begin
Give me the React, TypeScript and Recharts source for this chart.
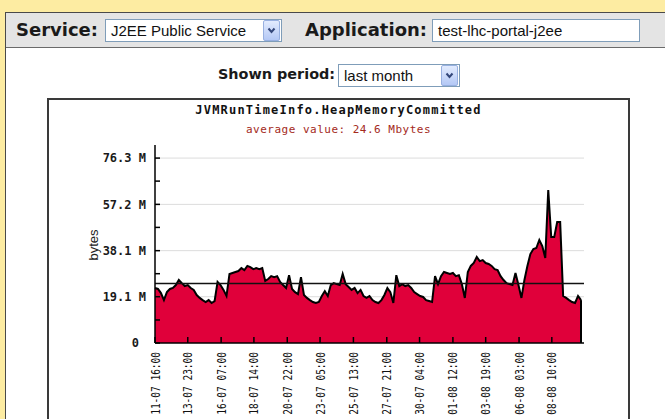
import { AreaChart, Area, XAxis, YAxis, CartesianGrid, ReferenceLine } from "recharts"

// committed heap, Mbytes, one sample every 5 hours from 11-07 16:00
const heapMb = [
    22.7, 22.3, 20.6, 17.7, 21.0, 22.3, 22.7, 23.9, 26.0, 24.7,
    23.5, 23.9, 22.7, 21.9, 19.8, 18.6, 17.7, 16.9, 17.7, 16.5,
    17.3, 25.2, 23.9, 21.9, 19.4, 28.5, 28.9, 29.3, 29.7, 30.9,
    30.1, 31.8, 31.3, 30.5, 30.9, 30.5, 30.9, 25.6, 26.4, 27.6,
    27.2, 27.6, 25.2, 23.9, 22.7, 28.0, 22.3, 21.0, 20.2, 27.2,
    19.8, 18.6, 17.7, 16.9, 16.5, 16.9, 19.4, 21.4, 19.4, 23.9,
    24.7, 24.3, 23.9, 28.5, 24.3, 23.1, 21.9, 22.7, 20.6, 21.9,
    19.4, 18.6, 19.4, 17.7, 16.9, 16.5, 17.7, 19.8, 22.7, 21.0,
    16.5, 28.0, 23.5, 24.3, 23.5, 23.9, 22.7, 21.0, 20.2, 19.4,
    19.0, 17.7, 17.3, 16.9, 27.6, 24.3, 27.6, 29.3, 28.9, 28.5,
    28.9, 27.6, 28.0, 24.3, 18.6, 29.3, 31.8, 33.0, 35.5, 33.8,
    34.2, 33.0, 32.6, 31.8, 30.5, 30.1, 27.6, 26.0, 24.7, 24.3,
    23.9, 28.9, 23.9, 18.6, 26.0, 31.8, 36.7, 38.8, 39.2, 42.5,
    40.0, 35.1, 63.1, 43.7, 43.7, 49.9, 49.9, 19.4, 18.6, 17.7,
    16.9, 16.5, 19.4, 17.7,
]
const SAMPLE_HOURS = 5

const tickHours = [0, 55, 111, 166, 222, 277, 333, 389, 444, 500, 555, 611, 666]
const tickLabels = [
    "11-07 16:00", "13-07 23:00", "16-07 07:00", "18-07 14:00", "20-07 22:00",
    "23-07 05:00", "25-07 13:00", "27-07 21:00", "30-07 04:00", "01-08 12:00",
    "03-08 19:00", "06-08 03:00", "08-08 10:00",
]

const yMajor = [0, 19.1, 38.1, 57.2, 76.3]
const yMajorLabels = ["0", "19.1 M", "38.1 M", "57.2 M", "76.3 M"]
const yMinor = [9.5, 28.6, 47.7, 66.8]
const averageMb = 24.6

const data = heapMb.map((mb, i) => ({ h: i * SAMPLE_HOURS, mb }))
const lastHour = (heapMb.length - 1) * SAMPLE_HOURS

const YTick = (props: any) => {
    const { x, y, payload } = props
    const i = yMajor.indexOf(payload.value)
    const label = i >= 0 ? yMajorLabels[i] : ""
    return (
        <g>
            <line x1={x + 9} x2={x + 14} y1={y} y2={y} stroke="#000" strokeWidth={1.5} />
            {label && (
                <text x={label === "0" ? x - 7 : x} y={y} dy="0.35em" textAnchor="end"
                    fontFamily="DejaVu Sans Mono" fontWeight="bold" fontSize={12} fill="#1a1a1a">
                    {label}
                </text>
            )}
        </g>
    )
}

const XTick = (props: any) => {
    const { x, y, payload } = props
    const i = tickHours.indexOf(payload.value)
    return (
        <g>
            <line x1={x} x2={x} y1={y - 9} y2={y - 15} stroke="#000" strokeWidth={1.5} />
            <text transform={`translate(${x},${y}) rotate(-90) scale(0.73,1)`} dy="0.35em"
                textAnchor="end" fontFamily="DejaVu Sans Mono" fontSize={13} fill="#111">
                {tickLabels[i]}
            </text>
        </g>
    )
}

const Chevron = ({ left, top }: { left: number, top: number }) => (
    <div style={{
        position: "absolute", left, top, width: 17, height: 21,
        background: "linear-gradient(#e2ebfe, #b4c8f5)", border: "1px solid #98b0e0",
        borderRadius: 2, boxSizing: "border-box"
    }}>
        <svg width={15} height={19} style={{ position: "absolute", left: 0, top: 0 }}>
            <polyline points="4.5,7.5 7.5,11 10.5,7.5" fill="none" stroke="#34477a" strokeWidth={2} />
        </svg>
    </div>
)

const boxStyle = {
    position: "absolute" as const, background: "#fff", border: "1px solid #7f9db9",
    boxSizing: "border-box" as const, fontFamily: "Liberation Sans", fontSize: 15,
    color: "#111", paddingLeft: 5, lineHeight: "21px", whiteSpace: "nowrap" as const
}

const labelStyle = {
    position: "absolute" as const, fontFamily: "DejaVu Sans", fontWeight: "bold" as const,
    color: "#1a1a1a", whiteSpace: "nowrap" as const
}

export default function App() {
    return (
        <div style={{
            position: "absolute", left: 0, top: 0, width: 665, height: 419,
            background: "#fdeca2", overflow: "hidden"
        }}>
            {/* panel */}
            <div style={{
                position: "absolute", left: 5, top: 12, width: 700, height: 450,
                background: "#fff", border: "1.5px solid #4a4a4a"
            }} />
            <div style={{
                position: "absolute", left: 6, top: 13, width: 700, height: 34,
                background: "#e4e4e4", borderBottom: "1.5px solid #6a6a6a"
            }} />

            <div style={{ ...labelStyle, left: 16, top: 19, fontSize: 18 }}>Service:</div>
            <div style={{ ...boxStyle, left: 105, top: 19, width: 177, height: 23 }}>J2EE Public Service</div>
            <Chevron left={263} top={20} />
            <div style={{ ...labelStyle, left: 305, top: 19, fontSize: 18 }}>Application:</div>
            <div style={{ ...boxStyle, left: 432, top: 19, width: 208, height: 23 }}>test-lhc-portal-j2ee</div>

            <div style={{ ...labelStyle, left: 218, top: 66, fontSize: 14.4 }}>Shown period:</div>
            <div style={{ ...boxStyle, left: 338, top: 64, width: 122, height: 23 }}>last month</div>
            <Chevron left={441} top={65} />

            {/* chart box */}
            <div style={{
                position: "absolute", left: 47, top: 98, width: 583, height: 340,
                border: "2px solid #3a3a3a", boxSizing: "border-box", background: "#fff"
            }} />
            <div style={{
                position: "absolute", left: 47, width: 583, top: 103, textAlign: "center",
                fontFamily: "DejaVu Sans Mono", fontWeight: "bold", fontSize: 12,
                letterSpacing: 1.2, color: "#111"
            }}>JVMRunTimeInfo.HeapMemoryCommitted</div>
            <div style={{
                position: "absolute", left: 47, width: 583, top: 123, textAlign: "center",
                fontFamily: "DejaVu Sans Mono", fontSize: 11, letterSpacing: 0.5, color: "#a42a1c"
            }}>average value: 24.6 Mbytes</div>
            <div style={{
                position: "absolute", left: 93, top: 245, transform: "translate(-50%,-50%) rotate(-90deg)",
                fontFamily: "Liberation Sans", fontSize: 13, color: "#222"
            }}>bytes</div>

            <div style={{ position: "absolute", left: 47, top: 98 }}>
                <AreaChart width={583} height={321} data={data}
                    margin={{ top: 47, right: 46, bottom: 0, left: 48 }}>
                    <CartesianGrid vertical={false} horizontalValues={[19.1, 38.1, 57.2, 76.3]}
                        stroke="#dcdcdc" strokeWidth={1} />
                    <XAxis type="number" dataKey="h" domain={[0, 720]} ticks={tickHours}
                        interval={0} tickSize={0} tickMargin={9} height={76} tickLine={false}
                        axisLine={{ stroke: "#000", strokeWidth: 1.5 }} tick={<XTick />} />
                    <YAxis type="number" domain={[0, 81.7]} ticks={[...yMajor, ...yMinor].sort((a, b) => a - b)}
                        interval={0} width={60} tickSize={0} tickMargin={9} tickLine={false}
                        axisLine={{ stroke: "#000", strokeWidth: 1.5 }} tick={<YTick />} />
                    <Area type="linear" dataKey="mb" stroke="#000" strokeWidth={2}
                        fill="#e0003a" fillOpacity={1} dot={false} activeDot={false}
                        isAnimationActive={false} />
                    <ReferenceLine segment={[{ x: lastHour, y: 0 }, { x: lastHour, y: heapMb[heapMb.length - 1] }]}
                        stroke="#000" strokeWidth={2} />
                    <ReferenceLine y={averageMb} stroke="#111" strokeWidth={1.5} />
                </AreaChart>
            </div>
        </div>
    )
}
end
What is needed:
Your task is to restate word for word the lines from the top of the data to the line containing "YAxis, CartesianGrid, ReferenceLine", both ends included, with every picture left out.

Completed exercise:
Give me the React, TypeScript and Recharts source for this chart.
import { AreaChart, Area, XAxis, YAxis, CartesianGrid, ReferenceLine } from "recharts"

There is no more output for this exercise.